Work to complete >> Every line from the one holding "Recreate this image" through the one holding "plt.rcParams['mathtext.bf'] = 'Open" should be returned exactly, both included; the pictures should not.

Input material >>
++++++++
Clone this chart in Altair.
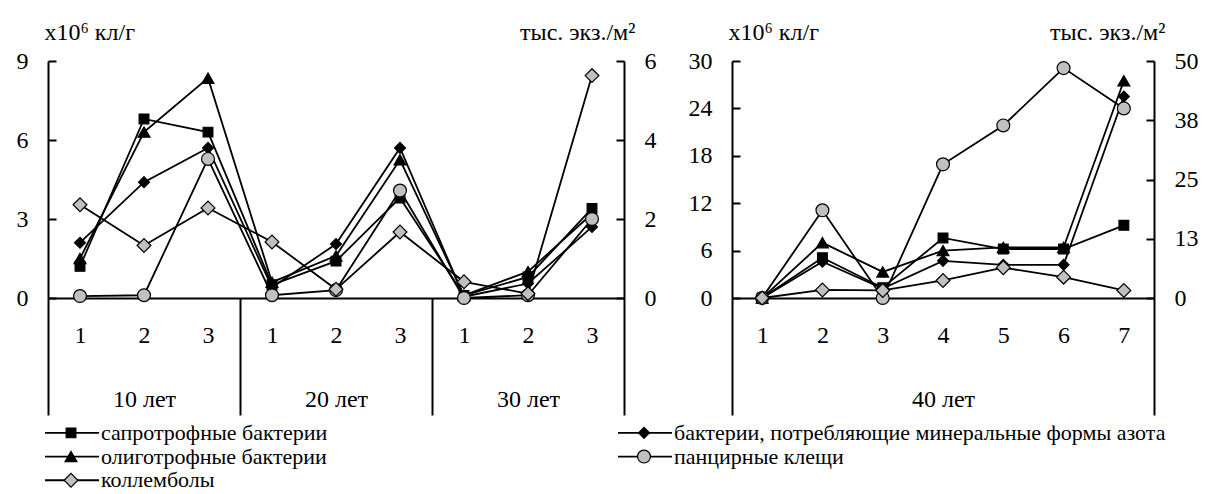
++++++++
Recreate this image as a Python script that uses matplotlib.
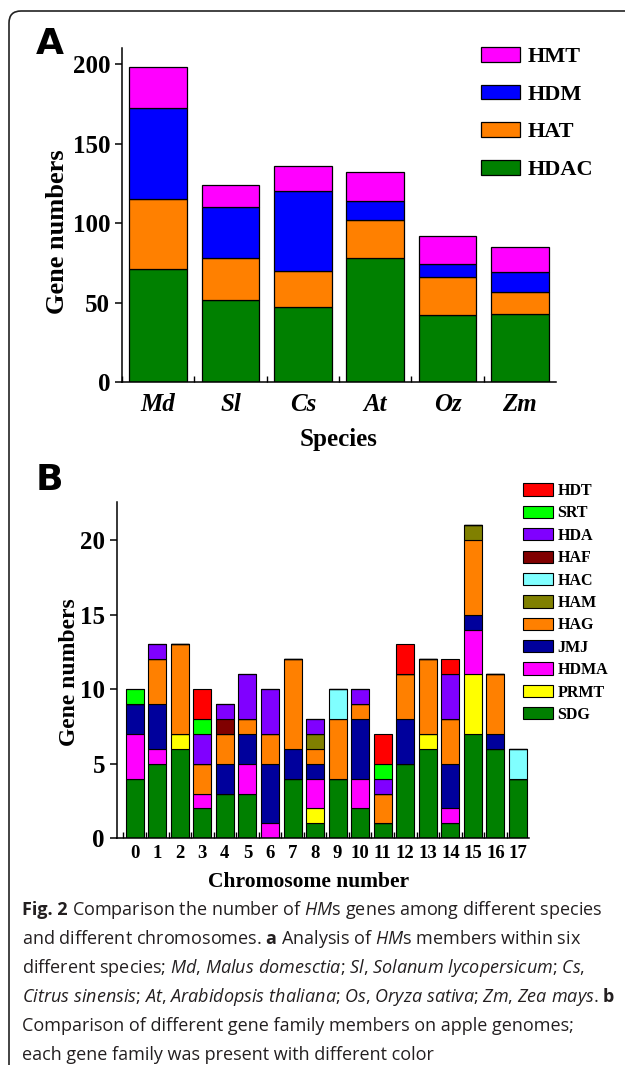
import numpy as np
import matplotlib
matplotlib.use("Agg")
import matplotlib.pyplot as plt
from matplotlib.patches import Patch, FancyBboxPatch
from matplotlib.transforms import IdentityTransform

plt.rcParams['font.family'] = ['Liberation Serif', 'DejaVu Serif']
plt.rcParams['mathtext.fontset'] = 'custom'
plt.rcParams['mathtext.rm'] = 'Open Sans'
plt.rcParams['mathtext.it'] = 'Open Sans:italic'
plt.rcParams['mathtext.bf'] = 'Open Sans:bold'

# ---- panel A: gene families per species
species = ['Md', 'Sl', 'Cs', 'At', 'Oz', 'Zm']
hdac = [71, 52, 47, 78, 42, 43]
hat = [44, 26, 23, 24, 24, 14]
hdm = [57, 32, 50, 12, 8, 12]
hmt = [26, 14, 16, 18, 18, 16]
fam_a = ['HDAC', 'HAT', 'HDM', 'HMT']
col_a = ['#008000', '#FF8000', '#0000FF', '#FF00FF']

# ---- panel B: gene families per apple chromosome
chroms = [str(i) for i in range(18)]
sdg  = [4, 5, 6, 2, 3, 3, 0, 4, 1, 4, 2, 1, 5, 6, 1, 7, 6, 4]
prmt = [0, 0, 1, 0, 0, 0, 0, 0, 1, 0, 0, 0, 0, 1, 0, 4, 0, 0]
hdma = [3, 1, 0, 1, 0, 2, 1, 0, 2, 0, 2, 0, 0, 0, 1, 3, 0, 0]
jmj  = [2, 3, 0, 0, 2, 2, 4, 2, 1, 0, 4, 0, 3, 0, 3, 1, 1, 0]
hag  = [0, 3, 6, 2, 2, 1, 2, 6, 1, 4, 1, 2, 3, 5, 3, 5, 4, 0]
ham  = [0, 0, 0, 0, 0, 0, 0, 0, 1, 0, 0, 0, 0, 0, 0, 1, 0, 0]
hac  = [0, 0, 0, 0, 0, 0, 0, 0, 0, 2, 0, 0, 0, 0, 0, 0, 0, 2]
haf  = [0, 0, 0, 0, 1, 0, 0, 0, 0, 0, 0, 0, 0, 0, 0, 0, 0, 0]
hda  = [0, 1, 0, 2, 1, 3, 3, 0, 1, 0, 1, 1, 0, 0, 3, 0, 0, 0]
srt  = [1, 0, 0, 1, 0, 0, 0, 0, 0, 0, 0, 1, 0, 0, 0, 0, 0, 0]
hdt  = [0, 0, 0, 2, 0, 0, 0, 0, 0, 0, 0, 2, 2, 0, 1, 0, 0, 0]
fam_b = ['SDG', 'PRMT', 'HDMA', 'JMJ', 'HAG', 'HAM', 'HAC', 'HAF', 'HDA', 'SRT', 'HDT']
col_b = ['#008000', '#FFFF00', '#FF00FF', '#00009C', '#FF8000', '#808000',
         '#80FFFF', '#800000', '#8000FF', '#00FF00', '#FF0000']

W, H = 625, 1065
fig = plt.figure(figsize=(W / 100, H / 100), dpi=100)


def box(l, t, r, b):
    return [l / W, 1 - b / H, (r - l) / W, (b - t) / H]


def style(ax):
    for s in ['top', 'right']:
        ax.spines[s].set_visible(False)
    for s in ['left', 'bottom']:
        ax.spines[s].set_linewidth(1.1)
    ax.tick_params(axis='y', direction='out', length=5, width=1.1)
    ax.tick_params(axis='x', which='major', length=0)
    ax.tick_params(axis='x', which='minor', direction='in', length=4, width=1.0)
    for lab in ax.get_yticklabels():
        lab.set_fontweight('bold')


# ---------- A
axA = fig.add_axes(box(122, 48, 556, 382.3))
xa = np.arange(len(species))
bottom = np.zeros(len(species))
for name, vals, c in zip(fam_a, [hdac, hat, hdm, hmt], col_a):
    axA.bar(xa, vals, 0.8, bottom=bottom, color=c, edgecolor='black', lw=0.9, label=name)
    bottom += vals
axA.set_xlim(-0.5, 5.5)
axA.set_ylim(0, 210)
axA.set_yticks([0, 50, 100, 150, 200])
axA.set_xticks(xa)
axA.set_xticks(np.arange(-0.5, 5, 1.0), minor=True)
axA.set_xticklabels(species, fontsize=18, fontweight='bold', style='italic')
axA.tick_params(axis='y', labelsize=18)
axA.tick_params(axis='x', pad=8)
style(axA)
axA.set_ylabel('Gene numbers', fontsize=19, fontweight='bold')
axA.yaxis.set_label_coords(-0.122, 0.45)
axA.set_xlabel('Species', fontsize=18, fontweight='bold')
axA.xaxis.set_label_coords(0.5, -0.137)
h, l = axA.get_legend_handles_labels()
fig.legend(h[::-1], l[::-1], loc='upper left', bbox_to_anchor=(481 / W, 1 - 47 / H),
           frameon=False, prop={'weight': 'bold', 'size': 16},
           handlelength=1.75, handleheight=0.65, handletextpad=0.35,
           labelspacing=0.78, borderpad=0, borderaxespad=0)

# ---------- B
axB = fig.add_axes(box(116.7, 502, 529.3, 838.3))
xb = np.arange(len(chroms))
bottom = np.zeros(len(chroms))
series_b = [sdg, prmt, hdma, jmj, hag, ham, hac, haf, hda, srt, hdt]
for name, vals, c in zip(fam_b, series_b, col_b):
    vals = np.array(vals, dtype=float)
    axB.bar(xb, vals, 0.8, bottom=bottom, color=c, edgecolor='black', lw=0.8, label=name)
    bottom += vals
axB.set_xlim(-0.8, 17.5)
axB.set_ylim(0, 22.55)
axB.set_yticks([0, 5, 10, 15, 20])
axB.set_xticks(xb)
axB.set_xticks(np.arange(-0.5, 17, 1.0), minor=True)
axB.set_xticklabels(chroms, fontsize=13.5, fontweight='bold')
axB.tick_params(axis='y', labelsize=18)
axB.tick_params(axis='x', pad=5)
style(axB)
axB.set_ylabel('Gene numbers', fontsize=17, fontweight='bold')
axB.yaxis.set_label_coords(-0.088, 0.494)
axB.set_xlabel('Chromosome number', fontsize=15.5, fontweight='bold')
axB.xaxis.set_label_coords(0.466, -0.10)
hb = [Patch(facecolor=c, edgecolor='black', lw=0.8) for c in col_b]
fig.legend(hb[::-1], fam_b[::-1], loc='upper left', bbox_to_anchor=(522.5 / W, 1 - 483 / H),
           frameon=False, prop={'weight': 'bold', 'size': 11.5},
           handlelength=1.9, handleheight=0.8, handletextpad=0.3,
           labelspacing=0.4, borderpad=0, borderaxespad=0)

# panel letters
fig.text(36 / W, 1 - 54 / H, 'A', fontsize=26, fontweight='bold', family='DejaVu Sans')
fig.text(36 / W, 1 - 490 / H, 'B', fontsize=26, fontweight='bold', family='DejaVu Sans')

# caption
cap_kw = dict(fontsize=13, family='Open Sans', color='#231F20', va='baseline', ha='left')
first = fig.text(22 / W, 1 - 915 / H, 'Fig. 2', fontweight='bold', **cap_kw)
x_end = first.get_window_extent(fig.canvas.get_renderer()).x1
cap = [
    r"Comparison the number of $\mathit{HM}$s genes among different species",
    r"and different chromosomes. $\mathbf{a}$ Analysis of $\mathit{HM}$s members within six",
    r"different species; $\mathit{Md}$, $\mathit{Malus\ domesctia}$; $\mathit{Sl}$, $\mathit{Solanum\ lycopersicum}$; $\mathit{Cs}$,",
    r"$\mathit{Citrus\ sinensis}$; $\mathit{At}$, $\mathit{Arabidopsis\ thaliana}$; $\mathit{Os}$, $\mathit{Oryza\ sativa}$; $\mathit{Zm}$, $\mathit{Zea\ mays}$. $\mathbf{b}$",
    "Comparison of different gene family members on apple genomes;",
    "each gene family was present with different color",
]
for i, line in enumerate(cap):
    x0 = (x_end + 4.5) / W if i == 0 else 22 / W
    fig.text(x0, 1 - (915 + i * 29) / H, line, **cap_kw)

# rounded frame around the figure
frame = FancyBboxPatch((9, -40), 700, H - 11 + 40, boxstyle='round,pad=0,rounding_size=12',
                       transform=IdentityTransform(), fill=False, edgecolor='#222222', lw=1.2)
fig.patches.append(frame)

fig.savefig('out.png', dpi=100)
++++++++
Solution below >>
Recreate this image as a Python script that uses matplotlib.
import numpy as np
import matplotlib
matplotlib.use("Agg")
import matplotlib.pyplot as plt
from matplotlib.patches import Patch, FancyBboxPatch
from matplotlib.transforms import IdentityTransform

plt.rcParams['font.family'] = ['Liberation Serif', 'DejaVu Serif']
plt.rcParams['mathtext.fontset'] = 'custom'
plt.rcParams['mathtext.rm'] = 'Open Sans'
plt.rcParams['mathtext.it'] = 'Open Sans:italic'
plt.rcParams['mathtext.bf'] = 'Open Sans:bold'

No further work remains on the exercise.